*Exercise goal*. Do not repeat pictures. Repeat exactly the lines of the listing below from its first line through the line with "import plotly.graph_objects as go".

[start]

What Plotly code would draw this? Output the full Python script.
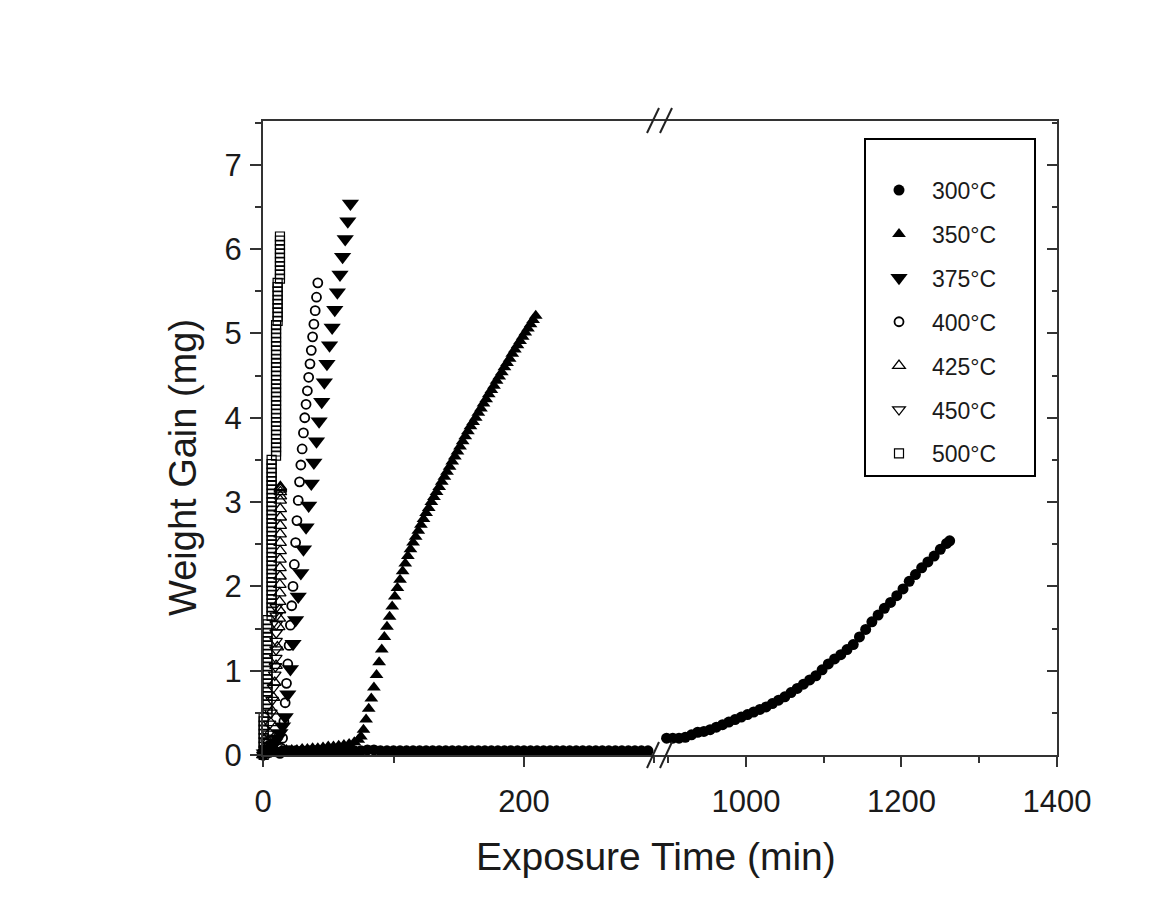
import plotly.graph_objects as go

# ---------------- data ----------------
# 300 °C : short-time part (left panel) and long-time part (right panel)
t300_a = [0, 5, 10, 15, 20, 25, 30, 35, 40, 45, 50, 55, 60, 65, 70, 75, 80, 85, 90, 95,
          100, 105, 110, 115, 120, 125, 130, 135, 140, 145, 150, 155, 160, 165, 170, 175,
          180, 185, 190, 195, 200, 205, 210, 215, 220, 225, 230, 235, 240, 245, 250, 255,
          260, 265, 270, 275, 280, 285, 290, 295]
w300_a = [0.00, 0.03, 0.04, 0.05, 0.05, 0.05, 0.05, 0.05, 0.05, 0.05, 0.05, 0.05, 0.05, 0.05,
          0.05, 0.05, 0.06, 0.06, 0.05, 0.05, 0.05, 0.05, 0.05, 0.05, 0.05, 0.05, 0.05, 0.05,
          0.05, 0.05, 0.05, 0.05, 0.05, 0.05, 0.05, 0.05, 0.05, 0.05, 0.05, 0.05, 0.05, 0.05,
          0.05, 0.05, 0.05, 0.05, 0.05, 0.05, 0.05, 0.05, 0.05, 0.05, 0.05, 0.05, 0.05, 0.05,
          0.05, 0.05, 0.05, 0.05]
t300_b = [898, 906, 914, 922, 930, 938, 946, 954, 962, 970, 978, 986, 994, 1002, 1010, 1018,
          1026, 1034, 1042, 1050, 1058, 1066, 1074, 1082, 1090, 1098, 1106, 1114, 1122, 1130,
          1138, 1146, 1154, 1162, 1170, 1178, 1186, 1194, 1202, 1210, 1218, 1226, 1234, 1242,
          1250, 1258, 1262]
w300_b = [0.20, 0.20, 0.20, 0.21, 0.24, 0.27, 0.28, 0.30, 0.33, 0.36, 0.39, 0.42, 0.45, 0.48,
          0.51, 0.54, 0.57, 0.61, 0.65, 0.69, 0.74, 0.79, 0.84, 0.89, 0.94, 1.01, 1.08, 1.14,
          1.19, 1.25, 1.31, 1.40, 1.49, 1.58, 1.66, 1.74, 1.81, 1.89, 1.97, 2.06, 2.14, 2.22,
          2.29, 2.36, 2.44, 2.51, 2.54]

t350 = [0, 3, 6, 10, 14, 18, 22, 26, 30, 34, 38, 42, 46, 50, 54, 58, 62, 66, 70, 73, 75,
        77, 79, 81, 83, 85, 87, 89, 91, 93, 95, 97, 99, 101, 103, 105, 107, 109, 111, 113,
        115, 117, 119, 121, 123, 125, 127, 129, 131, 133, 135, 137, 139, 141, 143, 145, 147,
        149, 151, 153, 155, 157, 159, 161, 163, 165, 167, 169, 171, 173, 175, 177, 179, 181,
        183, 185, 187, 189, 191, 193, 195, 197, 199, 201, 203, 205, 207, 209]
w350 = [0.00, 0.03, 0.04, 0.05, 0.05, 0.06, 0.06, 0.06, 0.07, 0.07, 0.08, 0.08, 0.09, 0.10,
        0.10, 0.11, 0.12, 0.13, 0.15, 0.18, 0.22,
        0.30, 0.42, 0.55, 0.67, 0.80, 0.95, 1.10, 1.25, 1.40, 1.52, 1.64, 1.76, 1.88, 1.98,
        2.08, 2.18, 2.27, 2.36, 2.44, 2.52, 2.59, 2.66, 2.73, 2.80, 2.87, 2.93, 3.00, 3.06,
        3.12, 3.18, 3.24, 3.30, 3.36, 3.42, 3.48, 3.54, 3.60, 3.66, 3.72, 3.78, 3.84, 3.90,
        3.95, 4.00, 4.06, 4.11, 4.17, 4.22, 4.28, 4.33, 4.38, 4.44, 4.49, 4.54, 4.60, 4.65,
        4.70, 4.76, 4.81, 4.86, 4.91, 4.96, 5.01, 5.06, 5.11, 5.16, 5.21]

t375 = [1, 3, 5, 7, 9, 11, 13, 15, 17, 19, 21, 23, 25, 27, 29, 31, 33, 35, 37, 39, 41, 43,
        45, 47, 49, 51, 53, 55, 57, 59, 61, 63, 65, 67]
w375 = [0.02, 0.05, 0.08, 0.11, 0.15, 0.20, 0.26, 0.34, 0.45, 0.72, 1.02, 1.32, 1.60, 1.88,
        2.16, 2.44, 2.70, 2.96, 3.22, 3.47, 3.72, 3.96, 4.19, 4.42, 4.64, 4.86, 5.07, 5.28,
        5.49, 5.70, 5.91, 6.12, 6.33, 6.54]

t400 = [13, 14, 15, 16, 17, 18, 19, 20, 21, 22, 23, 24, 25, 26, 27, 28, 29, 30, 31, 32, 33,
        34, 35, 36, 37, 38, 39, 40, 41, 42]
w400 = [0.02, 0.08, 0.20, 0.40, 0.62, 0.85, 1.08, 1.30, 1.54, 1.77, 2.00, 2.26, 2.52, 2.78,
        3.02, 3.24, 3.44, 3.63, 3.82, 4.00, 4.16, 4.32, 4.48, 4.64, 4.80, 4.96, 5.11, 5.27,
        5.43, 5.60]

t425 = [0, 1, 2, 3, 4, 5, 6, 7, 8, 9, 10, 11, 12, 12.5, 12.6, 12.7, 12.8, 12.9, 13.0, 13.0,
        13.0, 13.1, 13.1, 13.1, 13.2, 13.2, 13.2, 13.2, 13.3, 13.3, 13.3, 13.3, 13.3]
w425 = [0.00, 0.02, 0.05, 0.10, 0.17, 0.26, 0.38, 0.52, 0.68, 0.86, 1.06, 1.28, 1.52, 1.62,
        1.72, 1.82, 1.92, 2.02, 2.12, 2.22, 2.32, 2.42, 2.52, 2.62, 2.72, 2.82, 2.92, 3.02,
        3.07, 3.12, 3.15, 3.17, 3.18]

t450 = [0, 1, 2, 3, 4, 5, 6, 7, 8, 9, 9.5, 9.8, 10.0, 10.0, 10.1, 10.1, 10.2, 10.2]
w450 = [0.00, 0.03, 0.08, 0.15, 0.25, 0.37, 0.50, 0.65, 0.80, 0.95, 1.05, 1.15, 1.25, 1.35,
        1.45, 1.55, 1.65, 1.75]

t500 = [0.5, 0.5, 0.5, 0.5, 0.5, 0.5, 0.5, 0.5, 0.5, 0.5,
        3.4, 3.4, 3.4, 3.4, 3.4, 3.4, 3.4, 3.4, 3.4, 3.4, 3.4, 3.4, 3.4, 3.4, 3.4, 3.4, 3.4,
        3.4, 3.4, 3.4, 3.4, 3.4, 3.4,
        6.6, 6.6, 6.6, 6.6, 6.6, 6.6, 6.6, 6.6, 6.6, 6.6, 6.6, 6.6, 6.6, 6.6, 6.6, 6.6, 6.6,
        6.6, 6.6, 6.6, 6.6, 6.6, 6.6, 6.6, 6.6, 6.6, 6.6, 6.6, 6.6, 6.6, 6.6, 6.6, 6.6, 6.6,
        6.6, 6.6, 6.6, 6.6,
        10.0, 10.0, 10.0, 10.0, 10.0, 10.0, 10.0, 10.0, 10.0, 10.0, 10.0, 10.0, 10.0, 10.0,
        10.0, 10.0, 10.0, 10.0, 10.0, 10.0, 10.0, 10.0, 10.0, 10.0, 10.0, 10.0, 10.0, 10.0,
        10.0, 10.0, 10.0, 10.0,
        11.2, 11.2, 11.2, 11.2, 11.2, 11.2, 11.2, 11.2, 11.2, 11.2,
        13.0, 13.0, 13.0, 13.0, 13.0, 13.0, 13.0, 13.0, 13.0, 13.0, 13.0]
w500 = [0.00, 0.05, 0.10, 0.15, 0.20, 0.25, 0.30, 0.35, 0.40, 0.45,
        0.50, 0.55, 0.60, 0.65, 0.70, 0.75, 0.80, 0.85, 0.90, 0.95, 1.00, 1.05, 1.10, 1.15,
        1.20, 1.25, 1.30, 1.35, 1.40, 1.45, 1.50, 1.55, 1.60,
        1.65, 1.70, 1.75, 1.80, 1.85, 1.90, 1.95, 2.00, 2.05, 2.10, 2.15, 2.20, 2.25, 2.30,
        2.35, 2.40, 2.45, 2.50, 2.55, 2.60, 2.65, 2.70, 2.75, 2.80, 2.85, 2.90, 2.95, 3.00,
        3.05, 3.10, 3.15, 3.20, 3.25, 3.30, 3.35, 3.40, 3.45, 3.50,
        3.55, 3.60, 3.65, 3.70, 3.75, 3.80, 3.85, 3.90, 3.95, 4.00, 4.05, 4.10, 4.15, 4.20,
        4.25, 4.30, 4.35, 4.40, 4.45, 4.50, 4.55, 4.60, 4.65, 4.70, 4.75, 4.80, 4.85, 4.90,
        4.95, 5.00, 5.05, 5.10,
        5.15, 5.20, 5.25, 5.30, 5.35, 5.40, 5.45, 5.50, 5.55, 5.60,
        5.65, 5.70, 5.75, 5.80, 5.85, 5.90, 5.95, 6.00, 6.05, 6.10, 6.15]

legend_names = ["300°C", "350°C", "375°C", "400°C", "425°C", "450°C", "500°C"]
x_left_ticks = [0, 200]
x_right_ticks = [1000, 1200, 1400]

# ---------------- figure ----------------
FONT = "Liberation Sans, Arial, sans-serif"
INK = "#1a1a1a"
OFF = 8                      # page body margin of the html page
W, H = 1153 - OFF, 902 - OFF
PLOT_L, PLOT_R, PLOT_T, PLOT_B = 263, 1057, 121, 755   # plot frame in window pixels
ML, MR, MT, MB = PLOT_L - OFF, 1153 - PLOT_R, PLOT_T - OFF, 902 - PLOT_B
PW, PH = PLOT_R - PLOT_L, PLOT_B - PLOT_T
SPLIT = 0.4975  # fraction of plot width where the axis break sits
PADR = "\u00a0" * 5  # right-hand padding inside the legend box

fig = go.Figure()

def add(x, y, name, symbol, size, group, filled=True, showlegend=True, xaxis="x", yaxis="y", lw=1.3):
    fig.add_trace(go.Scatter(
        x=x, y=y, mode="markers", name=name + PADR, legendgroup=group, showlegend=showlegend,
        xaxis=xaxis, yaxis=yaxis, cliponaxis=False,
        marker=dict(symbol=symbol, size=size, color="black",
                    line=dict(color="black", width=0 if filled else lw)),
    ))

add(t300_a, w300_a, legend_names[0], "circle", 11, "g300")
add(t300_b, w300_b, legend_names[0], "circle", 11, "g300", showlegend=False, xaxis="x2", yaxis="y2")
add(t350, w350, legend_names[1], "triangle-up", 12, "g350")
add(t375, w375, legend_names[2], "triangle-down", 15, "g375")
add(t400, w400, legend_names[3], "circle-open", 9, "g400", filled=False, lw=1.8)
add(t425, w425, legend_names[4], "triangle-up-open", 11, "g425", filled=False)
add(t450, w450, legend_names[5], "triangle-down-open", 11, "g450", filled=False)
add(t500, w500, legend_names[6], "square-open", 9, "g500", filled=False, lw=1.2)

axis_common = dict(
    showline=True, linecolor="#333333", linewidth=2, showgrid=False, zeroline=False,
    tickcolor="#333333", tickwidth=2,
    tickfont=dict(family=FONT, size=31, color=INK),
)

def px2paper(px, py):
    return (px - PLOT_L) / PW, (PLOT_B - py) / PH

lx, ly = px2paper(864, 138)

fig.update_layout(
    width=W, height=H,
    margin=dict(l=ML, r=MR, t=MT, b=MB, pad=0),
    paper_bgcolor="white", plot_bgcolor="white",
    font=dict(family=FONT, color=INK),
    xaxis=dict(domain=[0, SPLIT], range=[0, 302.7], anchor="y", mirror=True,
               ticks="outside", ticklen=10, tickvals=x_left_ticks, ticklabelstandoff=8,
               minor=dict(ticks="outside", ticklen=6, dtick=100, tick0=0,
                          tickcolor="#333333", tickwidth=2),
               **axis_common),
    xaxis2=dict(domain=[SPLIT, 1], range=[887, 1400], anchor="y", mirror=True,
                ticks="outside", ticklen=10, tickvals=x_right_ticks, ticklabelstandoff=8,
                minor=dict(ticks="outside", ticklen=6, dtick=100, tick0=1000,
                           tickcolor="#333333", tickwidth=2),
                **axis_common),
    yaxis=dict(range=[0, 7.52], anchor="x", ticks="outside", ticklen=11, dtick=1,
               ticklabelstandoff=2,
               minor=dict(ticks="outside", ticklen=6, dtick=0.5,
                          tickcolor="#333333", tickwidth=2),
               **axis_common),
    yaxis2=dict(range=[0, 7.52], anchor="x2", overlaying="y", side="right",
                ticks="inside", ticklen=10, dtick=1, showticklabels=False,
                minor=dict(ticks="inside", ticklen=5, dtick=0.5,
                           tickcolor="#333333", tickwidth=2),
                **axis_common),
    legend=dict(
        x=lx, y=ly, xanchor="left", yanchor="top",
        bordercolor="black", borderwidth=2, bgcolor="white",
        font=dict(family=FONT, size=23, color=INK),
        tracegroupgap=11, itemwidth=56, traceorder="grouped",
        title=dict(text=" ", font=dict(size=22)),
    ),
    showlegend=True,
)

# axis titles
tx, ty = px2paper(656, 857)
fig.add_annotation(text="Exposure Time (min)", xref="paper", yref="paper",
                   x=tx, y=ty, showarrow=False, xanchor="center", yanchor="middle",
                   font=dict(family=FONT, size=39, color=INK))
yx, yy = px2paper(183, 468)
fig.add_annotation(text="Weight Gain (mg)", xref="paper", yref="paper",
                   x=yx, y=yy, showarrow=False, textangle=-90,
                   xanchor="center", yanchor="middle",
                   font=dict(family=FONT, size=38, color=INK))

# axis-break marks "//" on the bottom and top frame lines
for (x0, y0, x1, y1) in [(647, 768, 659, 742), (660, 768, 672, 742),
                         (647, 133, 659, 108), (660, 133, 672, 108)]:
    a0, b0 = px2paper(x0, y0)
    a1, b1 = px2paper(x1, y1)
    fig.add_shape(type="line", xref="paper", yref="paper", x0=a0, y0=b0, x1=a1, y1=b1,
                  line=dict(color="#222222", width=2))

fig.write_html("out.html")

[end]

*Complete output*.
What Plotly code would draw this? Output the full Python script.
import plotly.graph_objects as go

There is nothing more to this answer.